Personal information
- Full name: James Holmes
- Date of birth: 27 December 1908
- Place of birth: Skelmersdale, England
- Date of death: 1 November 1971 (aged 62)
- Place of death: Chesterfield, England
- Height: 5 ft 11+1⁄2 in (1.82 m)
- Position(s): Defender

Youth career
- Prescot Cables

Senior career*
- Years: Team / Apps / (Gls)
- 1930–1931: Chesterfield
- 1931–1936: Sheffield United / 135 / (0)
- 1936–1937: West Ham
- 1937–1940: Reading
- 1940: → Chesterfield (guest) / 2 / (0)

= Jimmy Holmes (footballer, born 1908) =

English footballer

James Holmes (27 December 1908 – 1 November 1971) was an English footballer who played as a defender.

Born in Skelmersdale, Lancashire, Holmes had trial spells with both Liverpool and Wigan Borough in 1925 but was an employed as a miner and playing for local side Prescot Cables when he was spotted by Chesterfield in 1930. Signed by Chesterfield in May of that year, Holmes remained with the Derbyshire club for just one season before being signed by Division One side Sheffield United in May 1931 for £1,750.

Making his debut for United in October 1931 in an away fixture at Manchester City, Holmes became a regular in the Blades defence for the next four years.

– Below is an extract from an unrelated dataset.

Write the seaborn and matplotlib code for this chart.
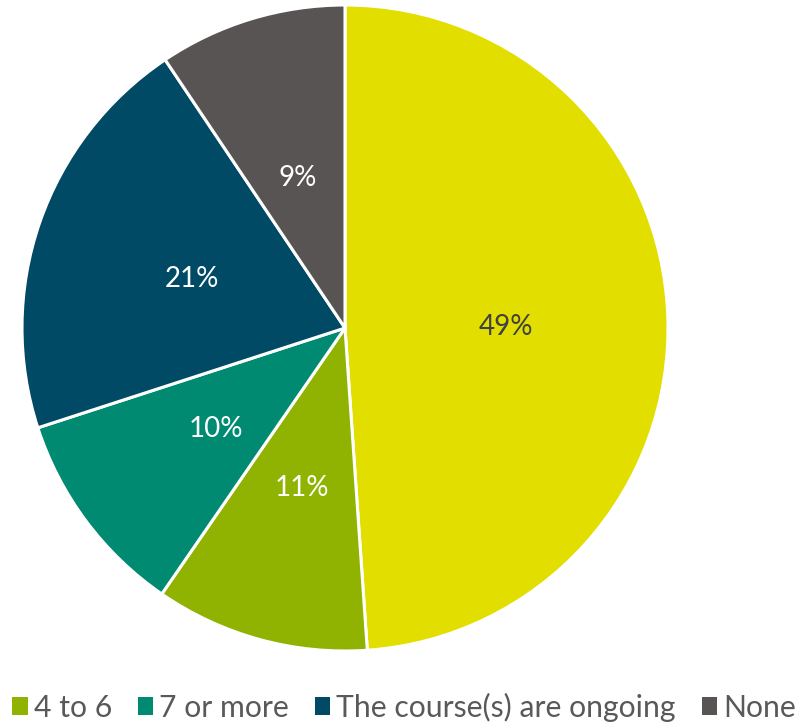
import matplotlib
matplotlib.use("Agg")
import matplotlib.pyplot as plt
import seaborn as sns
from matplotlib.patches import Patch

categories = ['1 to 3', '4 to 6', '7 or more', 'The course(s) are ongoing', 'None']
shares = [48.9, 10.7, 10.4, 20.6, 9.4]
colors = ['#E1DE00', '#8FB300', '#008A72', '#004A66', '#595454']
label_colors = ['#404040', 'white', 'white', 'white', 'white']

sns.set_theme(style="white")
plt.rcParams['font.family'] = ['Lato', 'DejaVu Sans']

fig = plt.figure(figsize=(8.1, 7.24), dpi=100)
ax = fig.add_axes([22 / 810, (724 - 651) / 724, 646 / 810, 646 / 724])

wedges, texts, autotexts = ax.pie(
    shares, colors=colors, startangle=90, counterclock=False,
    autopct='%.0f%%', pctdistance=0.5, radius=1,
    wedgeprops=dict(edgecolor='white', linewidth=2.2),
    textprops=dict(fontsize=20),
)
for t, c in zip(autotexts, label_colors):
    t.set_color(c)
    x, y = t.get_position()
    t.set_position((x, y - 0.013))
ax.set_xlim(-1.0, 1.0)
ax.set_ylim(-1.0, 1.0)
ax.axis('off')

# legend: the first (yellow) entry falls outside the canvas in the original
handles = [Patch(facecolor=c, edgecolor='none') for c in colors[1:]]
fig.legend(handles, categories[1:], loc='center left',
           bbox_to_anchor=(12 / 810, 1 - 707 / 724), ncol=4, frameon=False,
           fontsize=21.7, handlelength=0.52, handleheight=0.52,
           handletextpad=0.2, columnspacing=0.85, labelcolor='#595959',
           borderaxespad=0, borderpad=0)

fig.savefig('out.png', dpi=100)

Holmes was regarded as a robust and tough tackling defender with a fiery temper, highlighted when a referee ruled out a goal Holmes had scored, only for the defender to pick up the official and "shake him like a dog would a rat" according to press reports. Having missed very few fixtures, Holmes was sidelined by injury at the start of the 1935–36 season and was replaced by Tom Johnson. Despite Holmes regaining his fitness, Johnson's impressive form meant that by December 1935 he was firmly established as first choice, resulting in Holmes making only occasional appearances from then on.

In May 1936 Holmes moved to West Ham United for £750 where he played for a season, before joining Reading in July 1937. Holmes remained with the club following the onset of World War II, but having made two guest appearances for his former club Chesterfield in 1940, he retired from playing and returned to his former profession as a miner.